THE BELIEVER’S RULE OF CONDUCT – I

by Bob Wheeler

 

How do we determine right and wrong?  In a rapidly changing society, a society which has legalized abortion and same-sex marriage, the question becomes more pressing than ever.  And even among professing Christians questions arise over various particular ethical norms – is it ever right to take a drink, or to go dancing?  What exactly does God expect from us?

For many years the answer was that “the moral law is summarily comprehended in the ten commandments” (Westminster Shorter Catechism, Question 41).  The Catechism then goes on to give an exposition of each commandment, stating that something is required in each and something forbidden.  Together they constituted “a perfect rule of righteousness” (Westminster Confession of Faith, XIX,ii), and “doth for ever bind all, as well justified persons as others” (Section v).

More recently that view has been challenged by some, primarily Dispensationalist theologians.  A footnote in the Scofield Reference Bible on “The Christian doctrine of the law” states that “Law is in contrast with grace,” that Christ “redeemed the believer both from the curse and from the dominion of the law,” that “law neither justifies a sinner nor sanctifies a believer,” “The believer is both dead to the law and redeemed from it, so that he is ‘not under the law, but under grace,’” and that “Under the new covenant of grace the principle of obedience to the divine will is inwrought” (pp. 1244-1245).  There are scriptural references for each assertion but little in the way of explanation, and it is not exactly clear what the editors of the Scofield Bible meant by “redeemed from the dominion of the law,” “dead to the law,” and “not under the law.”

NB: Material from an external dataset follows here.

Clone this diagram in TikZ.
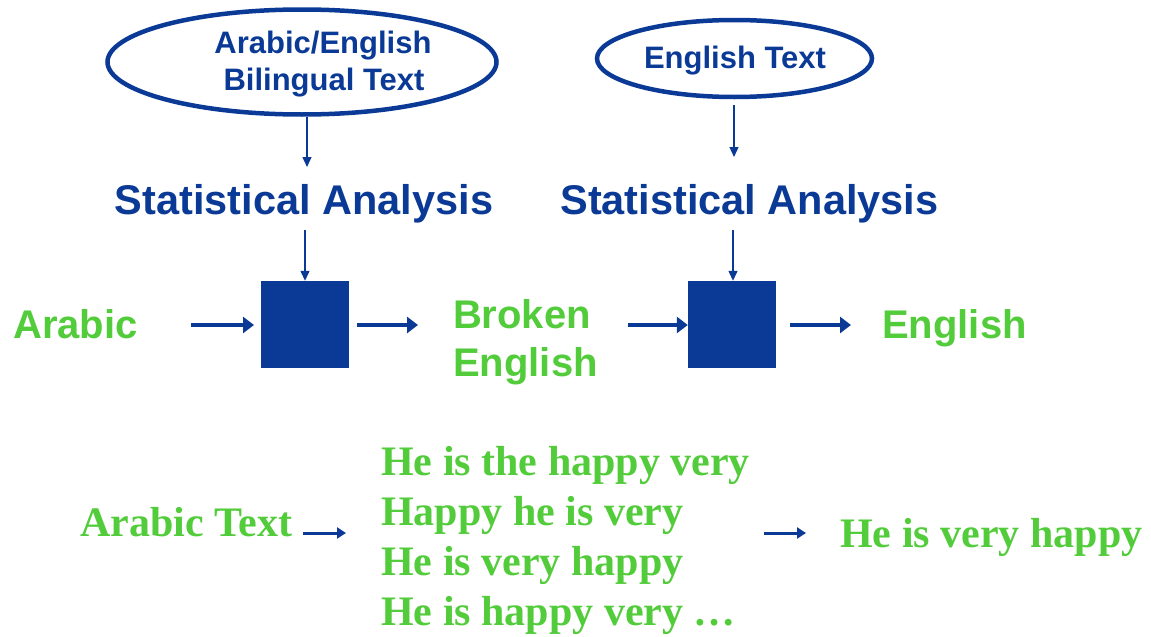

What underlies both positions are distinctive systems of theology.  The Westminster Divines held to a system of Covenant Theology, which argues that God made a Covenant of Grace with Adam after the Fall, and that we are still under that same Covenant of Grace today.  The result is a tendency to minimize the difference between the Old and New Testaments, between law and grace.  There is no mention in Scripture, however, of any such covenant with Adam.

The Dispensational position, on the other hand, tries to draw a sharp distinction between “the Dispensation of Law” and “the Dispensation of Grace.”  But is a Christian still obligated to keep the Ten Commandments?  Now that we are “under grace” is it alright to commit adultery?  The editors of the Scofield Bible say that we are not “under the law,” but that we are not free to sin either.  But apart from the law how do we determine what is sin?  Is there not some sense in which we are still “under the law”?

The apostle Paul did, in fact, say that we are “not under the law but under grace” (Rom. 6:14,15; cf. Gal. 5:18).  But what exactly did he mean by that?  The context in both Romans and Galatians is the controversy surrounding Paul’s ministry to the Gentiles, and his conviction that Gentile converts are not required to be circumcised or to keep the Mosaic law.  What undoubtedly lies in the background here is the Pharisees’ conception of the Mosaic law as a collection of 613 individual commandments, and that sanctification involved stringent rule keeping.  This, however, misses the point of what God really requires, which is that we “do justly, love mercy, and walk humbly with our God” (Mic. 6:8; NKJV).

When Paul draws a contrast between “law” and “grace” he does not intend to say that the believer is free to sin.  Far from it.  “What then?  Shall we sin because we are not under law but under grace?  Certainly not!” (Rom. 6:14).  But what does he mean?  He goes on in the next chapter to say that “You also have become dead to the law through the body of Christ, that you may be married to another – to Him who was raised from the dead, that we should bear fruit to God (Rom. 7:4).  He then says that “we have been delivered from the law, having died to what we were held by, so that we could serve in newness of the Spirit and not in the oldness of the letter” (7:6).

What Paul is saying here is that the written law, per se, is powerless to change us or make us holy.  Only Christ working through the Holy Spirit can do that.  Hence the contrast between “the newness of the Spirit” and “the oldness of the letter.”  He then goes on in chapter 8 to say “what the law could not do in that it was weak through the flesh, God did by sending His own Son . . . that the righteous requirement of the law might be fulfilled in us who do not walk according to the flesh but according to the Spirit” (Rom. 8:4,5).  The “righteous requirement of the law” must still be fulfilled.  But what does it mean to “walk according to the Spirit”?  It means to “live according to the Spirit” and to “set their minds on the things of the Spirit” and “to be spiritually minded” (vv. 5,6).  Paul, then, is not saying that there is no moral law, but that the only way to fulfill the law is not by keeping the letter of the old covenant but by following the guidance of the Holy Spirit as He produces His fruit in us.